People often think that children of single parents cannot be successful in life because they lack both parents as role models. For instance, in “Single-parent Families Cause Juvenile Crime” by Robert L. Maginnis, he claims that boys without fathers as male role models struggle in their teenage years (Maginnis, 1997). While having a father around is essential for a male child, there are other ways of teaching a young boy the lessons he needs to become a man. Role models can be individuals other than parents, such as a brother, a friend, or a teacher. My parents divorced when I was in elementary school, and I lived with my grandparents because my father was too busy with work. Although my mother was absent, I had many positive female role models in my life. My grandmother was always there to guide me as I blossomed into a young woman. Additionally, my aunt, uncle, and cousins provided the time and attention I needed. I had the best support group while growing up. As a child with a single father, I felt no different from those with both parents. Although it was sometimes challenging for my father to meet my needs, he did his best and provided the knowledge I needed to become a successful woman without my mother's guidance. Additionally, single parents have a unique opportunity to model strong, ethical behavior for their children. By negotiating day-to-day challenges, handling emergencies, and being there for the child, a single parent shows their child that it is possible to live and thrive independently.
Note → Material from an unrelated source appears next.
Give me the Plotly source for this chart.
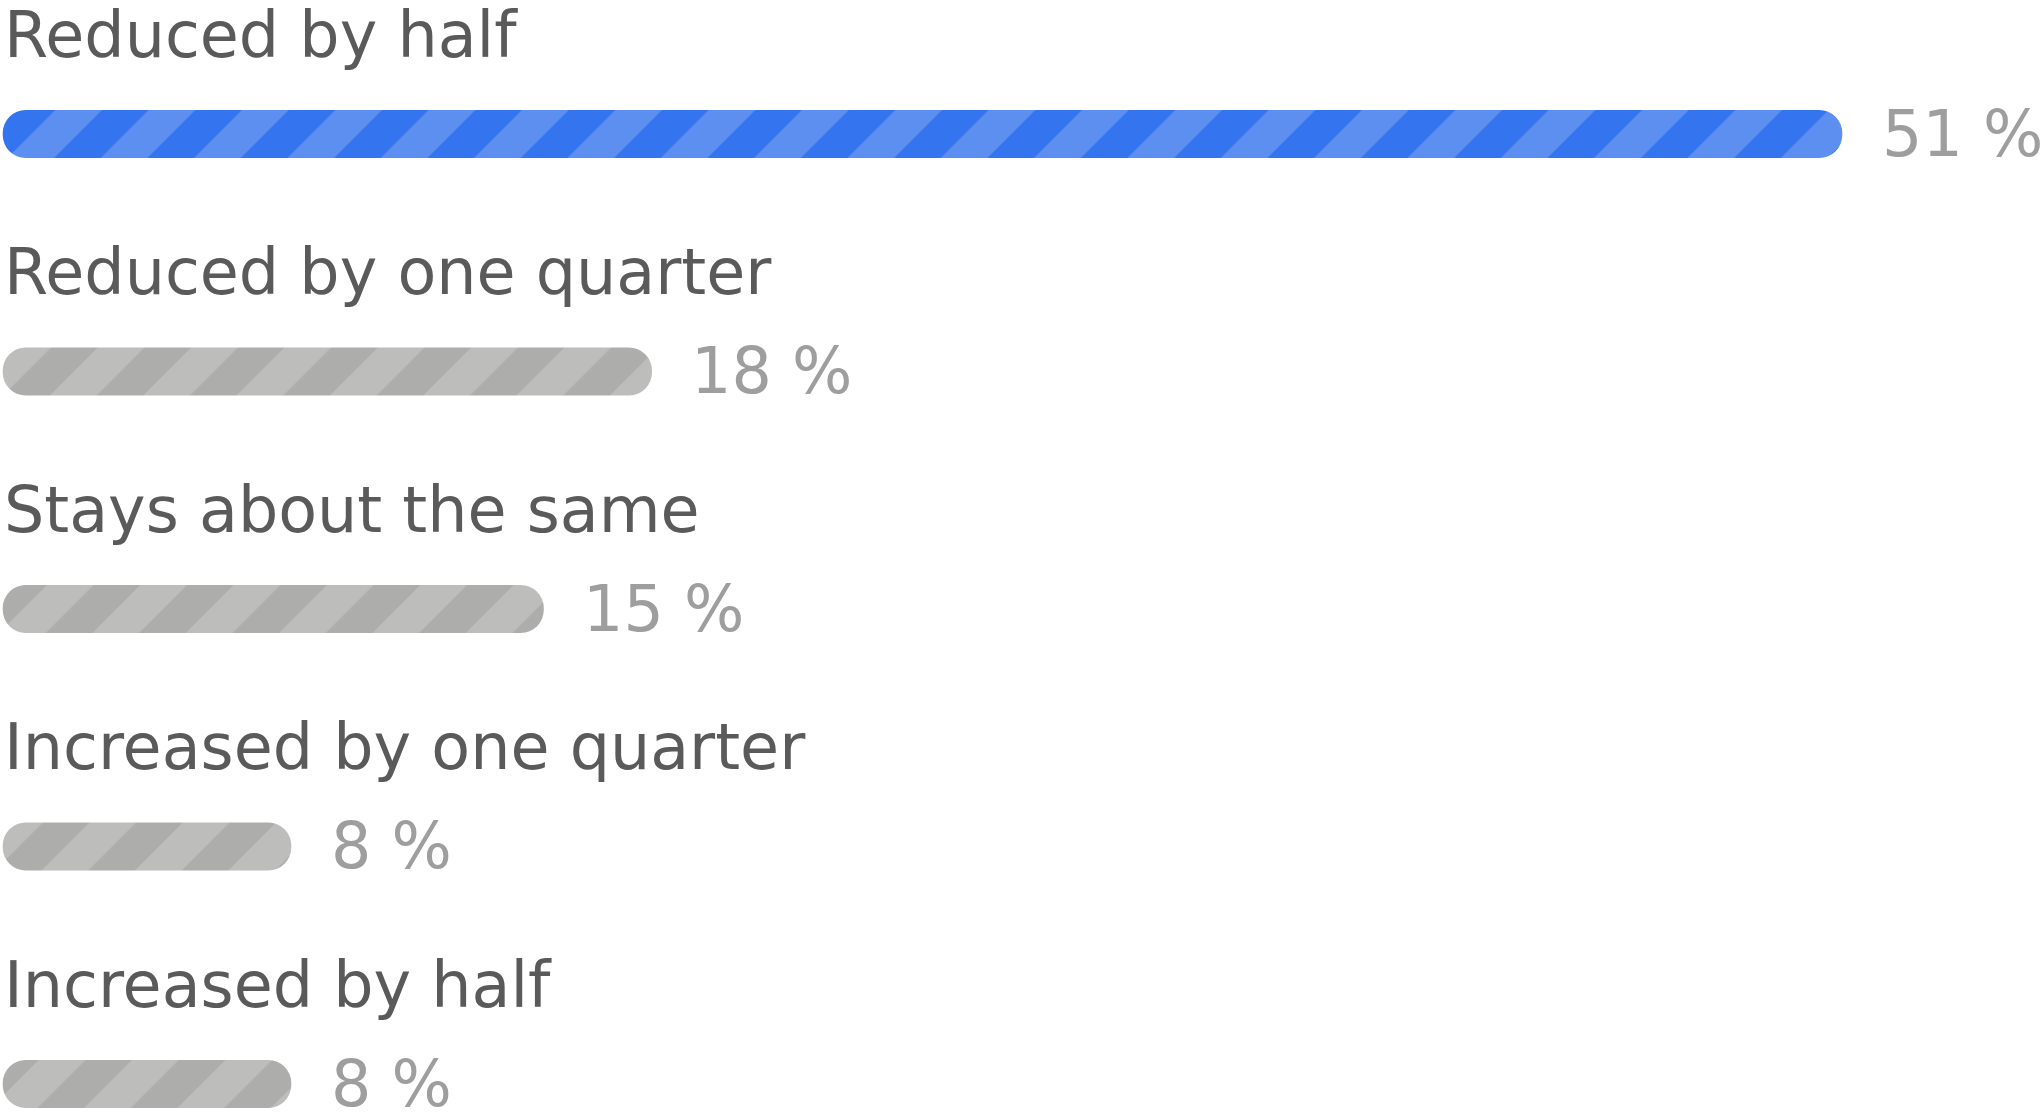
import plotly.graph_objects as go

categories = ["Reduced by half", "Reduced by one quarter", "Stays about the same",
              "Increased by one quarter", "Increased by half"]
values = [51, 18, 15, 8, 8]
value_labels = ["51 %", "18 %", "15 %", "8 %", "8 %"]
highlight = [True, False, False, False, False]

BLUE_BG, BLUE_FG = "#3574ef", "#5d8ff1"
GRAY_BG, GRAY_FG = "#adadac", "#bdbdbc"

fig = go.Figure()
for cat, v, hl in zip(categories, values, highlight):
    bg = BLUE_BG if hl else GRAY_BG
    fg = BLUE_FG if hl else GRAY_FG
    fig.add_trace(go.Bar(
        x=[v], base=[0.02], y=[cat], orientation="h", width=0.202,
        marker=dict(
            color=bg, cornerradius=24, line=dict(width=0),
            pattern=dict(shape="/", size=66, solidity=0.5, bgcolor=bg, fgcolor=fg,
                         fgopacity=1, fillmode="replace"),
        ),
        hoverinfo="skip", showlegend=False,
    ))

annotations = []
for cat, v, lab in zip(categories, values, value_labels):
    annotations.append(dict(
        x=0, y=cat, xref="x", yref="y", xanchor="left", yanchor="middle",
        yshift=99, text=cat, showarrow=False,
        font=dict(family="DejaVu Sans", size=63.5, color="#5a5a5a"),
    ))
    annotations.append(dict(
        x=v, y=cat, xref="x", yref="y", xanchor="left", yanchor="middle",
        xshift=38, text=lab, showarrow=False,
        font=dict(family="DejaVu Sans", size=63.5, color="#9e9e9e"),
    ))

fig.update_layout(
    width=2040, height=1112,
    margin=dict(l=2, r=0, t=0, b=0),
    paper_bgcolor="white", plot_bgcolor="white",
    barmode="overlay",
    xaxis=dict(range=[0, 56.5], visible=False, fixedrange=True),
    yaxis=dict(type="category", categoryorder="array", categoryarray=categories,
               range=[4.118, -0.564], visible=False, fixedrange=True),
    annotations=annotations,
)

fig.write_html("out.html", post_script="document.body.style.margin='0';",
               config={"displayModeBar": False})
This is particularly helpful if the child's other parent is a poor role model.
In the article “A Conversation about Single Parenting: Challenging the Stereotypes” by Patricia Leavy, she claimed, “No one can completely take the place of an absent parent. But one person can make a difference in filling a few voids” (Leavy, 2013). In other words, one “good” parent beats two “okay” parents. Take Jay Chou, a famous singer from Taiwan, as an example. His parents divorced when he was thirteen, and he lived with his mother because his father had issues with child abuse. In high school, he did not perform well academically and could not get into college due to his poor grades. Frustrated, he decided to work at a coffee shop for the rest of his life. However, Jay’s mother did not give up on him; she discovered his talent in music and encouraged him to pursue his dream of becoming a singer. Now one of the most important singers in Asia, Jay credits his mother for inspiring him to hold on to his dream.
Children raised by both a mother and father may receive more attention from both parents, gaining the emotional support they need to progress in life. While this may be true, it is not universally applicable. Growing up in a two-parent family where parents constantly argue and demean each other is not beneficial. Larissa Pople, a senior researcher at The Children’s Society, stated, “It is the quality of the relationship that is much more important than the structure of the family” (Tomlinson, 2018). Naturally, a child who witnesses such behavior from a young age until they are independent may follow in the footsteps of what they have always known. Conversely, a child raised by a single parent who devotes time and emotion to them would benefit much more than a child with both parents who show that fighting and arguing is acceptable.
Not all families are fortunate enough to have a healthy structure. It is important for society and government aid to recognize these structural differences and take action. Whatever family structure is in place, it must be built on respect and strong moral values that can be passed on to future generations. Parents and children undergo significant changes when transitioning from a traditional family to a single-parent family. However, the disadvantages can be managed and countered with advantages. Single-parent families can be just as successful as dual-parent families, though it may require a little more effort.
Leavy, P. (2013). A Conversation about Single Parenting: Challenging the Stereotypes.
Maginnis, R. L. (1997). Single-parent families cause juvenile crime.
Tomlinson, M. (2018). The Importance of Relationship Quality Over Family Structure. The Children’s Society.